** begin **
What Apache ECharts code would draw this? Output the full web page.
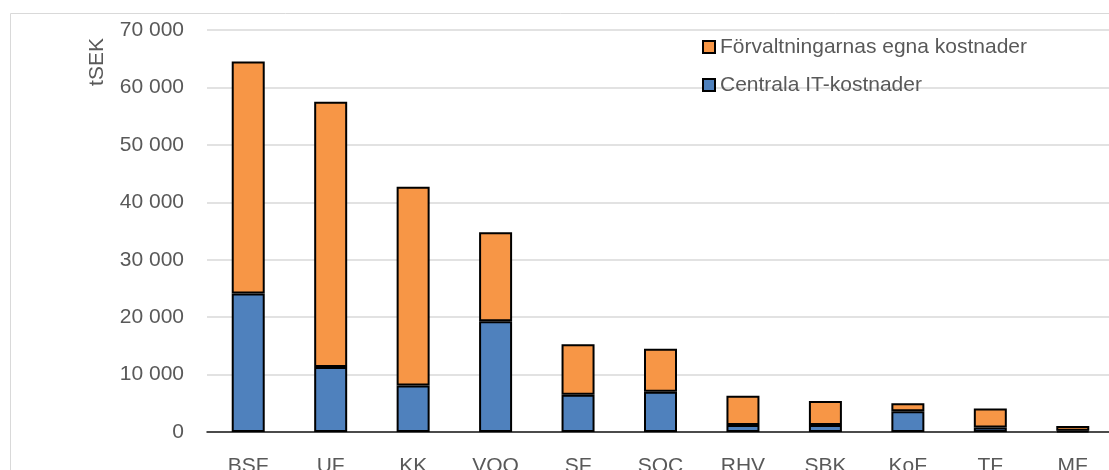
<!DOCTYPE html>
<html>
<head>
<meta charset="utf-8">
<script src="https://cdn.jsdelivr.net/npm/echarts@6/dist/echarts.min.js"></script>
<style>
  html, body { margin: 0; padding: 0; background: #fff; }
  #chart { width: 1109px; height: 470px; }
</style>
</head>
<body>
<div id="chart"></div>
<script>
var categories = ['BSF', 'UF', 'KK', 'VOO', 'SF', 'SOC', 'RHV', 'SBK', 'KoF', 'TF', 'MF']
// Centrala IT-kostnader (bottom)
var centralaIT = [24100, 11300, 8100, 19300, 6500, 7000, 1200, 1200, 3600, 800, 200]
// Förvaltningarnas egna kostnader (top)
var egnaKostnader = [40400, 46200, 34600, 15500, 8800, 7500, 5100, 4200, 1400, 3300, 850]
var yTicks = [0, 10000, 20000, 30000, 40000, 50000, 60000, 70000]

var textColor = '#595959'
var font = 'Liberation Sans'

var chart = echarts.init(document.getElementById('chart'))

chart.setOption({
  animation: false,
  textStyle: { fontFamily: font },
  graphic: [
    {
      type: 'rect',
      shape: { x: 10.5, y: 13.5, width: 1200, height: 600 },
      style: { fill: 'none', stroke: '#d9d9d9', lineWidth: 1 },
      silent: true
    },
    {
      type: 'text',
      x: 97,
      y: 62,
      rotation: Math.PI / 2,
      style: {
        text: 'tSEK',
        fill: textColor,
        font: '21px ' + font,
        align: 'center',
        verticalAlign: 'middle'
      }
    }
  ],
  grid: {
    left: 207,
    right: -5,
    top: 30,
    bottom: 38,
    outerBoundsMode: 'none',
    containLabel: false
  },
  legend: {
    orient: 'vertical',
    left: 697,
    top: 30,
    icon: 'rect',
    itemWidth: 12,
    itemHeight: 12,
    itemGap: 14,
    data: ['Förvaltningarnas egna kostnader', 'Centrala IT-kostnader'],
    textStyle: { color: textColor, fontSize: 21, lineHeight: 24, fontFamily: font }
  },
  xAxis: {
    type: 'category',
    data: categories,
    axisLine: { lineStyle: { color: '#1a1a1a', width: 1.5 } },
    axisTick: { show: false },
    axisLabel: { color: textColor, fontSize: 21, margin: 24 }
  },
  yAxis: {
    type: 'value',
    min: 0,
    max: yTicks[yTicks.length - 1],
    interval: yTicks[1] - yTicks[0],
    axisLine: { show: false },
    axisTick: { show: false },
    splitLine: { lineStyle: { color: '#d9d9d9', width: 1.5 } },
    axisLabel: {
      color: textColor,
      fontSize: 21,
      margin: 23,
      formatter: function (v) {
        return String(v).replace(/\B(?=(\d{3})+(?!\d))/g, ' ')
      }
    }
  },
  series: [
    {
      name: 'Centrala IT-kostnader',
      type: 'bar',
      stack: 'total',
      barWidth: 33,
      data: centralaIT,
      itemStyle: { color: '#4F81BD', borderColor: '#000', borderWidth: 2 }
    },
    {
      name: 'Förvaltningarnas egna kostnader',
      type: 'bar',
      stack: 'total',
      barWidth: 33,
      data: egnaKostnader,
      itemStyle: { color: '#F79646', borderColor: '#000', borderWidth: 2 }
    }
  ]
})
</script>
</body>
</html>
** end **
WHAT YOU ARE ASKED TO DO: Quote the material word for word, dropping any images it holds.

ANSWER FOR THE TASK:
What Apache ECharts code would draw this? Output the full web page.
<!DOCTYPE html>
<html>
<head>
<meta charset="utf-8">
<script src="https://cdn.jsdelivr.net/npm/echarts@6/dist/echarts.min.js"></script>
<style>
  html, body { margin: 0; padding: 0; background: #fff; }
  #chart { width: 1109px; height: 470px; }
</style>
</head>
<body>
<div id="chart"></div>
<script>
var categories = ['BSF', 'UF', 'KK', 'VOO', 'SF', 'SOC', 'RHV', 'SBK', 'KoF', 'TF', 'MF']
// Centrala IT-kostnader (bottom)
var centralaIT = [24100, 11300, 8100, 19300, 6500, 7000, 1200, 1200, 3600, 800, 200]
// Förvaltningarnas egna kostnader (top)
var egnaKostnader = [40400, 46200, 34600, 15500, 8800, 7500, 5100, 4200, 1400, 3300, 850]
var yTicks = [0, 10000, 20000, 30000, 40000, 50000, 60000, 70000]

var textColor = '#595959'
var font = 'Liberation Sans'

var chart = echarts.init(document.getElementById('chart'))

chart.setOption({
  animation: false,
  textStyle: { fontFamily: font },
  graphic: [
    {
      type: 'rect',
      shape: { x: 10.5, y: 13.5, width: 1200, height: 600 },
      style: { fill: 'none', stroke: '#d9d9d9', lineWidth: 1 },
      silent: true
    },
    {
      type: 'text',
      x: 97,
      y: 62,
      rotation: Math.PI / 2,
      style: {
        text: 'tSEK',
        fill: textColor,
        font: '21px ' + font,
        align: 'center',
        verticalAlign: 'middle'
      }
    }
  ],
  grid: {
    left: 207,
    right: -5,
    top: 30,
    bottom: 38,
    outerBoundsMode: 'none',
    containLabel: false
  },
  legend: {
    orient: 'vertical',
    left: 697,
    top: 30,
    icon: 'rect',
    itemWidth: 12,
    itemHeight: 12,
    itemGap: 14,
    data: ['Förvaltningarnas egna kostnader', 'Centrala IT-kostnader'],
    textStyle: { color: textColor, fontSize: 21, lineHeight: 24, fontFamily: font }
  },
  xAxis: {
    type: 'category',
    data: categories,
    axisLine: { lineStyle: { color: '#1a1a1a', width: 1.5 } },
    axisTick: { show: false },
    axisLabel: { color: textColor, fontSize: 21, margin: 24 }
  },
  yAxis: {
    type: 'value',
    min: 0,
    max: yTicks[yTicks.length - 1],
    interval: yTicks[1] - yTicks[0],
    axisLine: { show: false },
    axisTick: { show: false },
    splitLine: { lineStyle: { color: '#d9d9d9', width: 1.5 } },
    axisLabel: {
      color: textColor,
      fontSize: 21,
      margin: 23,
      formatter: function (v) {
        return String(v).replace(/\B(?=(\d{3})+(?!\d))/g, ' ')
      }
    }
  },
  series: [
    {
      name: 'Centrala IT-kostnader',
      type: 'bar',
      stack: 'total',
      barWidth: 33,
      data: centralaIT,
      itemStyle: { color: '#4F81BD', borderColor: '#000', borderWidth: 2 }
    },
    {
      name: 'Förvaltningarnas egna kostnader',
      type: 'bar',
      stack: 'total',
      barWidth: 33,
      data: egnaKostnader,
      itemStyle: { color: '#F79646', borderColor: '#000', borderWidth: 2 }
    }
  ]
})
</script>
</body>
</html>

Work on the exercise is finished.